LOUDLY FRETTING OVER a pile of drug crimes, scuffles, and sanitation woes that even some campers now say have grown too big to ignore, Portland government looks to be as close as ever to hitting the kill switch on Occupy Portland.

In an "open letter" released Monday, November 7—more than four weeks after Occupy sprang up in Chapman and Lownsdale Squares—Mayor Sam Adams demanded action "in the coming days," stopping just shy of setting a deadline.

"The way things are operating now is not sustainable," wrote Adams, whose office, according to recent emails obtained by the Mercury, has been consulting with social services agencies while also keenly tracking how cops and politicians in other cities have cleared out their camps.

Then, on Tuesday, November 8, police released statistics (without accompanying context) indicating an increase in crime downtown, with Commander Bob Day appearing at a public safety event and saying, according the Oregonian, that police need to "develop an exit strategy." Police Chief Mike Reese on Thursday, November 3, already ordered officers working Occupy Portland marches to keep riot gear ready at all times, after an officer was pushed into a bus during a march on November 2.

The campsites, and Occupy's free hot meals, have become a haven for homeless Portlanders in recent weeks—but especially street kids. That influx has helped turn the fast-growing Occupy into something it wasn't equipped to become: a shelter for the mentally ill, drunk, and addicted. And the accompanying rise in police calls and fights has put the camp on edge and driven away some of the activists who had been camping since the site opened October 6.

City pressure isn't coming just from Adams and the police. Monday, the Mercury first reported that Parks Commissioner Nick Fish had pulled all parks workers from the camps because of safety concerns.

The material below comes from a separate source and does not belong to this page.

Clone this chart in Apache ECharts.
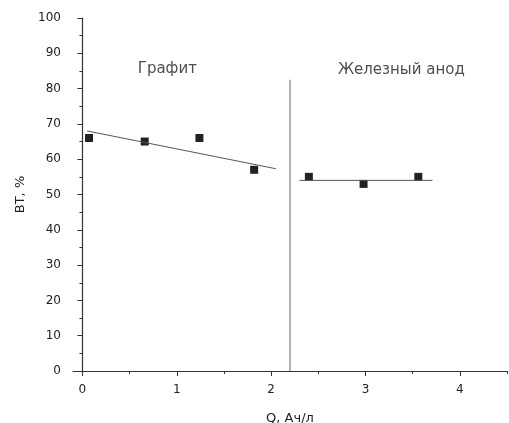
<!DOCTYPE html>
<html>
<head>
<meta charset="utf-8">
<script src="https://cdn.jsdelivr.net/npm/echarts@6/dist/echarts.min.js"></script>
<style>
  html, body { margin: 0; padding: 0; background: #fff; }
  #chart { width: 509px; height: 423px; }
</style>
</head>
<body>
<div id="chart"></div>
<script>
// data
const graphiteX = [0.07, 0.66, 1.24, 1.82]
const graphiteY = [66, 65, 66, 57]
const graphiteFitX = [0.05, 2.05]
const graphiteFitY = [68.0, 57.3]
const ironX = [2.40, 2.98, 3.56]
const ironY = [55, 53, 55]
const ironFitX = [2.30, 3.71]
const ironFitY = [54, 54]
const dividerX = [2.2, 2.2]
const dividerY = [0, 82.5]
const xTicks = [0, 1, 2, 3, 4]
const xMinorTicks = [0.5, 1.5, 2.5, 3.5, 4.5]
const labels = [
  { name: 'Графит', x: 0.9, y: 85.6 },
  { name: 'Железный анод', x: 3.38, y: 85.3 }
]

const pairs = (xs, ys) => xs.map((x, i) => [x, ys[i]])

const chart = echarts.init(document.getElementById('chart'))
const font = 'DejaVu Sans, Arial, sans-serif'

const option = {
  animation: false,
  backgroundColor: '#fff',
  grid: { left: 73, right: 2, top: 18, bottom: 52, outerBoundsMode: 'none', containLabel: false },
  xAxis: [
    {
      type: 'value',
      min: -0.1,
      max: 4.5,
      name: 'Q, Ач/л',
      nameLocation: 'center',
      nameGap: 41,
      nameTextStyle: { fontFamily: font, fontSize: 13, color: '#222' },
      axisLine: { show: true, lineStyle: { color: '#333', width: 1.2 } },
      axisTick: { show: true, length: 5, customValues: xTicks, lineStyle: { color: '#333' } },
      axisLabel: { customValues: xTicks, margin: 13, fontFamily: font, fontSize: 12, color: '#222' },
      splitLine: { show: false }
    },
    {
      type: 'value',
      min: -0.1,
      max: 4.5,
      position: 'bottom',
      axisLine: { show: false },
      axisTick: { show: true, length: 3, customValues: xMinorTicks, lineStyle: { color: '#333' } },
      axisLabel: { show: false },
      splitLine: { show: false }
    }
  ],
  yAxis: {
    type: 'value',
    min: 0,
    max: 100,
    interval: 10,
    name: 'ВТ, %',
    nameLocation: 'center',
    nameGap: 45,
    nameTextStyle: { fontFamily: font, fontSize: 13, color: '#222' },
    axisLine: { show: true, lineStyle: { color: '#333', width: 1.2 } },
    axisTick: { show: true, length: 5, lineStyle: { color: '#333' } },
    minorTick: { show: true, splitNumber: 2, length: 3, lineStyle: { color: '#333' } },
    axisLabel: { margin: 12, fontFamily: font, fontSize: 12, color: '#222' },
    splitLine: { show: false }
  },
  series: [
    {
      type: 'line',
      data: pairs(dividerX, dividerY),
      symbol: 'none',
      lineStyle: { color: '#999', width: 1.5 }
    },
    {
      type: 'line',
      data: pairs(graphiteFitX, graphiteFitY),
      symbol: 'none',
      lineStyle: { color: '#555', width: 1 }
    },
    {
      type: 'line',
      data: pairs(ironFitX, ironFitY),
      symbol: 'none',
      lineStyle: { color: '#555', width: 1 }
    },
    {
      type: 'scatter',
      data: pairs(graphiteX, graphiteY),
      symbol: 'rect',
      symbolSize: 8,
      itemStyle: { color: '#222', opacity: 1 }
    },
    {
      type: 'scatter',
      data: pairs(ironX, ironY),
      symbol: 'rect',
      symbolSize: 8,
      itemStyle: { color: '#222', opacity: 1 }
    },
    {
      type: 'scatter',
      data: labels.map(l => ({ name: l.name, value: [l.x, l.y] })),
      symbolSize: 0,
      label: {
        show: true,
        position: 'inside',
        formatter: '{b}',
        fontFamily: font,
        fontSize: 15,
        color: '#222'
      }
    }
  ]
}

chart.setOption(option)
window.addEventListener('resize', () => { chart.resize() })
</script>
</body>
</html>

And there's a November 9 fire bureau deadline for a major reorganization.

Occupiers have gradually come to grips with the problem.

Safety committee members first floated disbanding the camps, as the Mercury first reported, last month. On Friday, November 4, a few occupiers sat down with Chief Mike Reese to talk safety issues, and the next night, a few dozen more huddled among themselves for a deeper discussion of how to make the camp safer without also turning their back on some of the very people they say have been victimized most by our current political system.

Some occupiers, speaking privately, cast that meeting as a "holy-shit" last-ditch effort to keep the camp from slipping away.

Jordan LeDoux, a media volunteer, says Occupy's general assembly has begun discussing potentially unpopular ideas like limiting grub only to occupiers who volunteer, and working more closely with cops.

"Generally, I believe the mayor's office is acting in good faith and that these are issues that can and will be addressed," LeDoux says, "and will be addressed in a timely manner."

Dennis Morrow, executive director of Janus Youth Programs, wrote to the mayor's office this month that "virtually all the homeless youth in downtown have moved" to Occupy Portland and that Janus' outreach workers are finding clients who have left treatment and refuse to return.

"They built a community really quickly, and I don't think anybody saw it coming," he told the Mercury. "Now they're in a very challenging situation. They're facing, in a microcosm, what government faces."